> [Exercise description]:
Leave out the pictures and copy everything else below exactly.

········

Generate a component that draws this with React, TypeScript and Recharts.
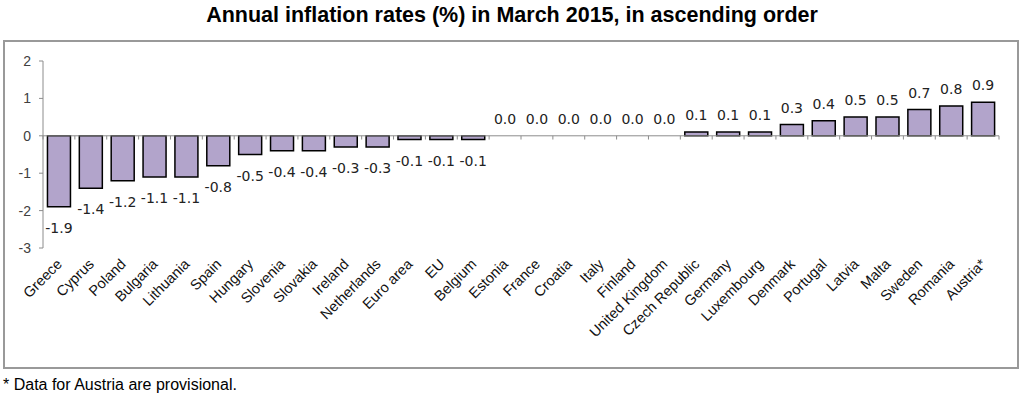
import React from 'react';
import { ComposedChart, Bar, Line, XAxis, YAxis, ReferenceLine, LabelList } from 'recharts';

const categories = [
  'Greece', 'Cyprus', 'Poland', 'Bulgaria', 'Lithuania', 'Spain', 'Hungary', 'Slovenia',
  'Slovakia', 'Ireland', 'Netherlands', 'Euro area', 'EU', 'Belgium', 'Estonia', 'France',
  'Croatia', 'Italy', 'Finland', 'United Kingdom', 'Czech Republic', 'Germany', 'Luxembourg',
  'Denmark', 'Portugal', 'Latvia', 'Malta', 'Sweden', 'Romania', 'Austria*',
];
const values = [
  -1.9, -1.4, -1.2, -1.1, -1.1, -0.8, -0.5, -0.4, -0.4, -0.3, -0.3, -0.1, -0.1, -0.1,
  0.0, 0.0, 0.0, 0.0, 0.0, 0.0, 0.1, 0.1, 0.1, 0.3, 0.4, 0.5, 0.5, 0.7, 0.8, 0.9,
];
const yTicks = [-3, -2, -1, 0, 1, 2];
const titleText = 'Annual inflation rates (%) in March 2015, in ascending order';
const footnoteText = '* Data for Austria are provisional.';

const data = categories.map((name, i) => ({ name, value: values[i] }));

const ValueLabel = (props: any) => {
  const { x, y, value } = props;
  const v = Number(value);
  const ty = v < 0 ? Number(y) + 21 : Number(y) - 17;
  return (
    <text
      x={Number(x)}
      y={ty}
      textAnchor="middle"
      dominantBaseline="central"
      fontFamily="'DejaVu Sans', Verdana, sans-serif"
      fontSize={14}
      fill="#222"
    >
      {v.toFixed(1)}
    </text>
  );
};

const CatTick = (props: any) => {
  const { x, y, payload } = props;
  const ax = x + 4;
  const ay = y + 17;
  return (
    <text
      x={ax}
      y={ay}
      transform={`rotate(-45, ${ax}, ${ay})`}
      textAnchor="end"
      fontFamily="'Liberation Sans', Arial, sans-serif"
      fontSize={14.5}
      fill="#111"
    >
      {payload.value}
    </text>
  );
};

export default function App() {
  return (
    <div style={{ position: 'absolute', left: 0, top: 0, width: 1024, height: 398, background: '#fff' }}>
      <div
        style={{
          position: 'absolute', left: 0, top: 3, width: 1024, textAlign: 'center',
          fontFamily: "'Liberation Sans', Arial, sans-serif", fontWeight: 'bold', fontSize: 21.5, color: '#000',
        }}
      >
        {titleText}
      </div>
      <div
        style={{
          position: 'absolute', left: 3, top: 40, width: 1012, height: 325,
          border: '2px solid #999', boxSizing: 'content-box',
        }}
      />
      <div style={{ position: 'absolute', left: 0, top: 0 }}>
        <ComposedChart
          width={1024}
          height={398}
          data={data}
          margin={{ top: 61, right: 25, bottom: 120, left: 3 }}
          barCategoryGap="14%"
        >
          <XAxis
            dataKey="name"
            interval={0}
            axisLine={false}
            tickLine={false}
            tickSize={0}
            tickMargin={0}
            height={30}
            tick={<CatTick />}
          />
          <YAxis
            domain={[-3, 2]}
            ticks={yTicks}
            interval={0}
            width={40}
            axisLine={{ stroke: '#8c8c8c' }}
            tickLine={{ stroke: '#8c8c8c' }}
            tickSize={4}
            tickMargin={8}
            tick={{ fontFamily: "'Liberation Sans', Arial, sans-serif", fontSize: 14, fill: '#404040' }}
          />
          <ReferenceLine y={0} stroke="#8c8c8c" strokeWidth={1} />
          {categories.map((c) => (
            <ReferenceLine
              key={`t-${c}`}
              segment={[{ x: c, y: 0 }, { x: c, y: -0.1 }]}
              position="start"
              stroke="#8c8c8c"
              strokeWidth={1}
            />
          ))}
          <ReferenceLine
            segment={[{ x: categories[categories.length - 1], y: 0 }, { x: categories[categories.length - 1], y: -0.1 }]}
            position="end"
            stroke="#8c8c8c"
            strokeWidth={1}
          />
          <Bar dataKey="value" fill="#b2a4cb" stroke="#000" strokeWidth={1.5} isAnimationActive={false} />
          <Line
            dataKey="value"
            stroke="none"
            dot={false}
            activeDot={false}
            legendType="none"
            isAnimationActive={false}
          >
            <LabelList dataKey="value" content={<ValueLabel />} />
          </Line>
        </ComposedChart>
      </div>
      <div
        style={{
          position: 'absolute', left: 3, top: 376,
          fontFamily: "'Liberation Sans', Arial, sans-serif", fontSize: 16, color: '#000',
        }}
      >
        {footnoteText}
      </div>
    </div>
  );
}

········

> [Correct answer]:
Generate a component that draws this with React, TypeScript and Recharts.
import React from 'react';
import { ComposedChart, Bar, Line, XAxis, YAxis, ReferenceLine, LabelList } from 'recharts';

const categories = [
  'Greece', 'Cyprus', 'Poland', 'Bulgaria', 'Lithuania', 'Spain', 'Hungary', 'Slovenia',
  'Slovakia', 'Ireland', 'Netherlands', 'Euro area', 'EU', 'Belgium', 'Estonia', 'France',
  'Croatia', 'Italy', 'Finland', 'United Kingdom', 'Czech Republic', 'Germany', 'Luxembourg',
  'Denmark', 'Portugal', 'Latvia', 'Malta', 'Sweden', 'Romania', 'Austria*',
];
const values = [
  -1.9, -1.4, -1.2, -1.1, -1.1, -0.8, -0.5, -0.4, -0.4, -0.3, -0.3, -0.1, -0.1, -0.1,
  0.0, 0.0, 0.0, 0.0, 0.0, 0.0, 0.1, 0.1, 0.1, 0.3, 0.4, 0.5, 0.5, 0.7, 0.8, 0.9,
];
const yTicks = [-3, -2, -1, 0, 1, 2];
const titleText = 'Annual inflation rates (%) in March 2015, in ascending order';
const footnoteText = '* Data for Austria are provisional.';

const data = categories.map((name, i) => ({ name, value: values[i] }));

const ValueLabel = (props: any) => {
  const { x, y, value } = props;
  const v = Number(value);
  const ty = v < 0 ? Number(y) + 21 : Number(y) - 17;
  return (
    <text
      x={Number(x)}
      y={ty}
      textAnchor="middle"
      dominantBaseline="central"
      fontFamily="'DejaVu Sans', Verdana, sans-serif"
      fontSize={14}
      fill="#222"
    >
      {v.toFixed(1)}
    </text>
  );
};

const CatTick = (props: any) => {
  const { x, y, payload } = props;
  const ax = x + 4;
  const ay = y + 17;
  return (
    <text
      x={ax}
      y={ay}
      transform={`rotate(-45, ${ax}, ${ay})`}
      textAnchor="end"
      fontFamily="'Liberation Sans', Arial, sans-serif"
      fontSize={14.5}
      fill="#111"
    >
      {payload.value}
    </text>
  );
};

export default function App() {
  return (
    <div style={{ position: 'absolute', left: 0, top: 0, width: 1024, height: 398, background: '#fff' }}>
      <div
        style={{
          position: 'absolute', left: 0, top: 3, width: 1024, textAlign: 'center',
          fontFamily: "'Liberation Sans', Arial, sans-serif", fontWeight: 'bold', fontSize: 21.5, color: '#000',
        }}
      >
        {titleText}
      </div>
      <div
        style={{
          position: 'absolute', left: 3, top: 40, width: 1012, height: 325,
          border: '2px solid #999', boxSizing: 'content-box',
        }}
      />
      <div style={{ position: 'absolute', left: 0, top: 0 }}>
        <ComposedChart
          width={1024}
          height={398}
          data={data}
          margin={{ top: 61, right: 25, bottom: 120, left: 3 }}
          barCategoryGap="14%"
        >
          <XAxis
            dataKey="name"
            interval={0}
            axisLine={false}
            tickLine={false}
            tickSize={0}
            tickMargin={0}
            height={30}
            tick={<CatTick />}
          />
          <YAxis
            domain={[-3, 2]}
            ticks={yTicks}
            interval={0}
            width={40}
            axisLine={{ stroke: '#8c8c8c' }}
            tickLine={{ stroke: '#8c8c8c' }}
            tickSize={4}
            tickMargin={8}
            tick={{ fontFamily: "'Liberation Sans', Arial, sans-serif", fontSize: 14, fill: '#404040' }}
          />
          <ReferenceLine y={0} stroke="#8c8c8c" strokeWidth={1} />
          {categories.map((c) => (
            <ReferenceLine
              key={`t-${c}`}
              segment={[{ x: c, y: 0 }, { x: c, y: -0.1 }]}
              position="start"
              stroke="#8c8c8c"
              strokeWidth={1}
            />
          ))}
          <ReferenceLine
            segment={[{ x: categories[categories.length - 1], y: 0 }, { x: categories[categories.length - 1], y: -0.1 }]}
            position="end"
            stroke="#8c8c8c"
            strokeWidth={1}
          />
          <Bar dataKey="value" fill="#b2a4cb" stroke="#000" strokeWidth={1.5} isAnimationActive={false} />
          <Line
            dataKey="value"
            stroke="none"
            dot={false}
            activeDot={false}
            legendType="none"
            isAnimationActive={false}
          >
            <LabelList dataKey="value" content={<ValueLabel />} />
          </Line>
        </ComposedChart>
      </div>
      <div
        style={{
          position: 'absolute', left: 3, top: 376,
          fontFamily: "'Liberation Sans', Arial, sans-serif", fontSize: 16, color: '#000',
        }}
      >
        {footnoteText}
      </div>
    </div>
  );
}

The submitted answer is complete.